Dans une capitale secouée par une crise profonde, où les gangs armés dictent leur loi sur de vastes portions du territoire, où les déplacements forcés ont vidé des quartiers entiers, et où l’État central semble s’être effacé, une institution locale tente de tenir bon : la mairie de Port-au-Prince. Depuis décembre 2024, Ralph Youri Chevry, de retour à la tête de la commune, s’efforce de redonner un souffle à une ville meurtrie mais debout.
Personnage controversé pour certains, déterminé pour d’autres, Monsieur le maire affiche une volonté claire : agir, même en terrain miné. Face à l’effondrement des ressources, à l’insécurité omniprésente et à une population en détresse, l’équipe municipale cherche à poser des gestes concrets. Car malgré les tempêtes, la mairie refuse de disparaître.
Port-au-Prince, la mairie fonctionne dans un contexte de précarité extrême. Le financement, pilier vital de son fonctionnement, s’effondre. L’impôt locatif (CFPB), autrefois l’un des rares leviers fiscaux disponibles, ne rapporte plus. Les maisons détruites ou désertées ne génèrent aucun revenu, laissant les caisses quasiment vides.
« Nos recettes ont chuté de façon drastique. Oui, la mairie est instable sur le plan financier, il faut le reconnaître », confie Jean Lournel Léandre, chef du service de communication de la mairie. « Mais cela ne nous empêche pas d’agir. »
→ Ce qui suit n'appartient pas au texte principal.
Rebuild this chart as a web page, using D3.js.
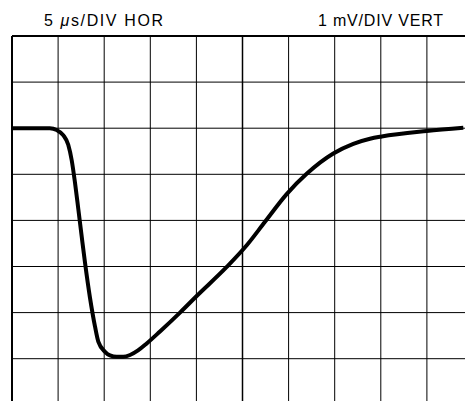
<!DOCTYPE html>
<html>
<head>
<meta charset="utf-8">
<script src="https://cdn.jsdelivr.net/npm/d3@7"></script>
<style>
  html, body { margin: 0; padding: 0; background: #fff; }
  svg { display: block; }
</style>
</head>
<body>
<div id="chart"></div>
<script>
// ---- data ----
const timeUs = [0, 2, 4.1, 4.85, 5.55, 6.1, 6.48, 6.83, 7.19, 7.56, 7.92, 8.46, 9.0, 9.36, 10.09, 10.63, 11.36, 12.07, 12.8, 13.67, 14.61, 16.05, 18.22, 20.03, 23.29, 25.46, 27.44, 29.79, 31.96, 34.85, 37.02, 38.83, 40.1, 44.98, 48.95];
const voltMv = [0, 0, 0, -0.04, -0.15, -0.36, -0.70, -1.18, -1.75, -2.35, -2.92, -3.68, -4.30, -4.63, -4.85, -4.93, -4.96, -4.96, -4.92, -4.82, -4.67, -4.41, -4.00, -3.64, -3.01, -2.54, -2.03, -1.43, -0.99, -0.55, -0.34, -0.23, -0.18, -0.06, 0.01];
const xGridUs = [0, 5, 10, 15, 20, 25, 30, 35, 40, 45, 50];
const yGridMv = [2, 1, 0, -1, -2, -3, -4, -5, -6];
const labelLeft = ["5 ", "\u03BC", "s/DIV HOR"];
const labelRight = "1 mV/DIV VERT";

const W = 465, H = 401;
const svg = d3.select("#chart").append("svg").attr("width", W).attr("height", H);

const x = d3.scaleLinear().domain([0, 50]).range([12, 473]);
const y = d3.scaleLinear().domain([2, -6]).range([36, 404.8]);

const grid = svg.append("g");
grid.selectAll("line.v").data(xGridUs).join("line")
  .attr("class", "v")
  .attr("x1", d => x(d)).attr("x2", d => x(d))
  .attr("y1", y(2)).attr("y2", y(-6))
  .attr("stroke", "#000")
  .attr("stroke-width", d => d === 0 ? 2 : (d === 25 ? 1.5 : 1));
grid.selectAll("line.h").data(yGridMv).join("line")
  .attr("class", "h")
  .attr("x1", x(0)).attr("x2", x(50))
  .attr("y1", d => y(d)).attr("y2", d => y(d))
  .attr("stroke", "#000")
  .attr("stroke-width", d => d === 2 ? 2 : 1);

const pts = timeUs.map((t, i) => [t, voltMv[i]]);
const line = d3.line().x(d => x(d[0])).y(d => y(d[1])).curve(d3.curveMonotoneX);
svg.append("path").datum(pts)
  .attr("d", line)
  .attr("fill", "none")
  .attr("stroke", "#000")
  .attr("stroke-width", 4)
  .attr("stroke-linejoin", "round")
  .attr("stroke-linecap", "butt");

const fontFam = "'Liberation Sans', Arial, sans-serif";
const tl = svg.append("text")
  .attr("x", 44).attr("y", 26)
  .attr("font-family", fontFam).attr("font-size", 16)
  .attr("textLength", 119).attr("lengthAdjust", "spacing")
  .attr("fill", "#000");
tl.append("tspan").text(labelLeft[0]);
tl.append("tspan").attr("font-style", "italic").text(labelLeft[1]);
tl.append("tspan").text(labelLeft[2]);

svg.append("text")
  .attr("x", 318).attr("y", 26)
  .attr("font-family", fontFam).attr("font-size", 16)
  .attr("textLength", 125).attr("lengthAdjust", "spacing")
  .attr("fill", "#000")
  .text(labelRight);
</script>
</body>
</html>
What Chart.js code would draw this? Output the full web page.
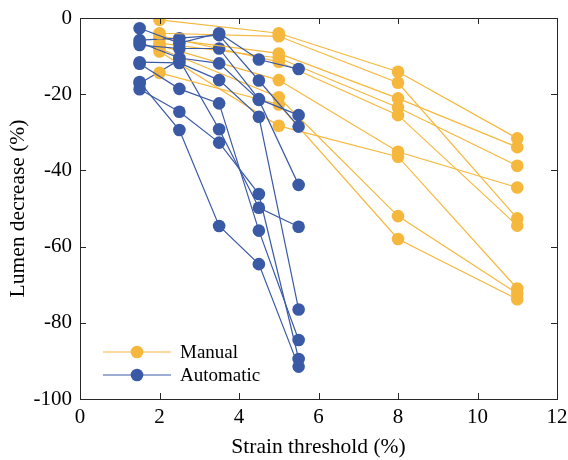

Voirie : la priorité d’un redémarrage
Dans ce paysage chaotique, la voirie devient une ligne de front. Loin d’être un simple service technique, elle incarne aujourd’hui l’un des rares signes visibles d’un État local qui persiste. À l’avenue Martin Luther King comme dans d’autres quartiers, des tronçons de route sont en réhabilitation. Des dizaines d’agents sont mobilisés, avec du matériel adapté.
« Nous avons décidé de ne pas rester les bras croisés », affirme M. Léandre.
« Ce service permet non seulement de nettoyer la ville, mais aussi de donner un peu de travail et d’espoir à des familles démunies. »
La voirie, trop souvent reléguée au second plan, devient un levier social dans une capitale à genoux.
Déplacés internes : entre lucidité et solidarité
Face à l’ampleur de la crise humanitaire, la mairie ne cache pas ses limites. Des milliers de personnes vivent aujourd’hui dans des conditions précaires après avoir fui la violence.
« La mairie ne peut pas, à elle seule, reloger les déplacés. Ce serait au-dessus de ses moyens », reconnaît M. Léandre.
« Mais nous faisons notre part : en collaboration avec la Protection civile et certaines ONG, nous acheminons des kits humanitaires vers les familles les plus touchées. »
La coordination, bien que partielle, montre une volonté d’implication, même sans moyens massifs.
Des employés en poste malgré les dangers
La mairie, située à Canapé-Vert, bénéficie d’un calme relatif, précieux dans le climat actuel. Les employés municipaux continuent de venir travailler chaque jour, parfois au péril de leur sécurité.
« Certains de nos agents sont eux-mêmes déplacés. D’autres doivent franchir des zones sensibles pour rejoindre leur poste. Malgré tout, ils tiennent. C’est un courage qu’on ne peut pas ignorer. »
Les salaires, selon la mairie, continuent d’être versés régulièrement. Une décision que Ralph Youri Chevry considère comme un engagement fondamental envers ceux qui font encore fonctionner la ville.
Réformes annoncées, discrétion revendiquée
Alors que les rumeurs de projets se multiplient, la mairie reste volontairement discrète.
« Pour des raisons stratégiques, nous ne souhaitons pas tout dévoiler », affirme le chef de communication.
« Mais des changements concrets arrivent. Par exemple, nous allons très bientôt régulariser la délivrance du certificat de résidence. Trop d’institutions non compétentes s’en sont emparées. Cela doit redevenir une compétence exclusive de la mairie. »
Un arrêté communal serait en préparation sur ce point.
Un appel à la population : patience et solidarité
Port-au-Prince est une ville meurtrie, fracturée, souvent abandonnée. Mais à la mairie, le message se veut clair : renoncer n’est pas une option.
« Nous savons que tout est loin d’être parfait, mais nous demandons à la population de reconnaître les efforts faits, avec les moyens du bord. Gérer une commune dans un tel contexte est un défi colossal. »
Tenir debout, malgré tout
Face aux gangs, à la misère, à l’absence d’État, la mairie de Port-au-Prince s’accroche. Ce n’est ni une reconstruction miracle ni un plan de redressement spectaculaire. C’est un effort quotidien, modeste mais réel, pour maintenir debout ce qui peut encore l’être.